* Prompt *
Skip the pictures, please, and write out exactly the lines from the opening of the data through the line containing "from matplotlib.ticker import".

* Source material *

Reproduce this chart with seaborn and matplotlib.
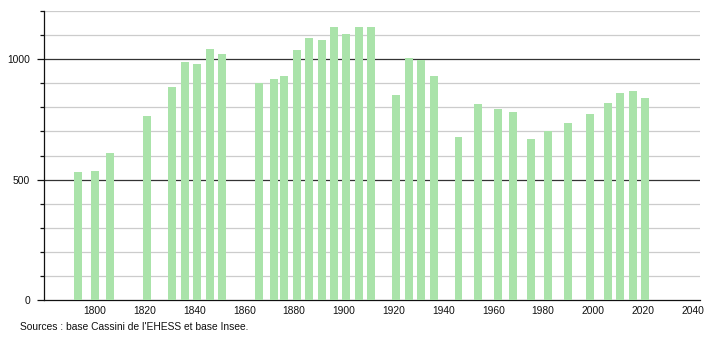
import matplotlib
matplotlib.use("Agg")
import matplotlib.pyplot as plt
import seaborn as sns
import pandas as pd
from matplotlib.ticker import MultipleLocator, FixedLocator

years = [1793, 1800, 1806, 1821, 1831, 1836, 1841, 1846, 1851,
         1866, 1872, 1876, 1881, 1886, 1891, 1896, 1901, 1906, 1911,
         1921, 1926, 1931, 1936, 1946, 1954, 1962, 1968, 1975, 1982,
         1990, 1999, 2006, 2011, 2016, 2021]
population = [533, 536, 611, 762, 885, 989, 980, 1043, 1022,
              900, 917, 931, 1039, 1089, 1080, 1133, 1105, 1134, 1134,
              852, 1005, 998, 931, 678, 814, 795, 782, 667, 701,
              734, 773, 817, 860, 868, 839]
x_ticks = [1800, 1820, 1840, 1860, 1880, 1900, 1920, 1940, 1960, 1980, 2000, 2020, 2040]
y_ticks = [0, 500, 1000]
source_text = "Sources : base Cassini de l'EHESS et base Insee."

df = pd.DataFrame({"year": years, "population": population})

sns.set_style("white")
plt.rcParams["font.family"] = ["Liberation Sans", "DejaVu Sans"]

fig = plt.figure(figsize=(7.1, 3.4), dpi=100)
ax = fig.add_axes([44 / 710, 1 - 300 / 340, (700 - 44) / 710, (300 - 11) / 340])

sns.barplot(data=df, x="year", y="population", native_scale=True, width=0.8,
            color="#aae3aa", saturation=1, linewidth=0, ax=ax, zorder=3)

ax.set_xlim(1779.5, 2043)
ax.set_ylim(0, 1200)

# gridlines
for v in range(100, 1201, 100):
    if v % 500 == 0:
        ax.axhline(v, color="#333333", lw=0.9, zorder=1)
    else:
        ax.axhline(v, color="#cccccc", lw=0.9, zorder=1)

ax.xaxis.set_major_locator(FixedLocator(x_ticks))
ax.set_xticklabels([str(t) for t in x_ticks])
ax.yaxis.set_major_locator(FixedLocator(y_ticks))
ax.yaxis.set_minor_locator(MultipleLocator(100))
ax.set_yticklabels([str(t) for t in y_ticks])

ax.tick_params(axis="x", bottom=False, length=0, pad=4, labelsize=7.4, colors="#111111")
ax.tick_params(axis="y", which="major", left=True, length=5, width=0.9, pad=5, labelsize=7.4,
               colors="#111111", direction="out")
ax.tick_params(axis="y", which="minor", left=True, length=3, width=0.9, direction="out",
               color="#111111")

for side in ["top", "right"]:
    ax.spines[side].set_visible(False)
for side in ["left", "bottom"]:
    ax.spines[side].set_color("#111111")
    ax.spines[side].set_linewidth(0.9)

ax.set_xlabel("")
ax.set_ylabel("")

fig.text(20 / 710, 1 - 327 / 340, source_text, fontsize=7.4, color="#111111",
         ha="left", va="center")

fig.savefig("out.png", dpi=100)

* Answer below *
Reproduce this chart with seaborn and matplotlib.
import matplotlib
matplotlib.use("Agg")
import matplotlib.pyplot as plt
import seaborn as sns
import pandas as pd
from matplotlib.ticker import MultipleLocator, FixedLocator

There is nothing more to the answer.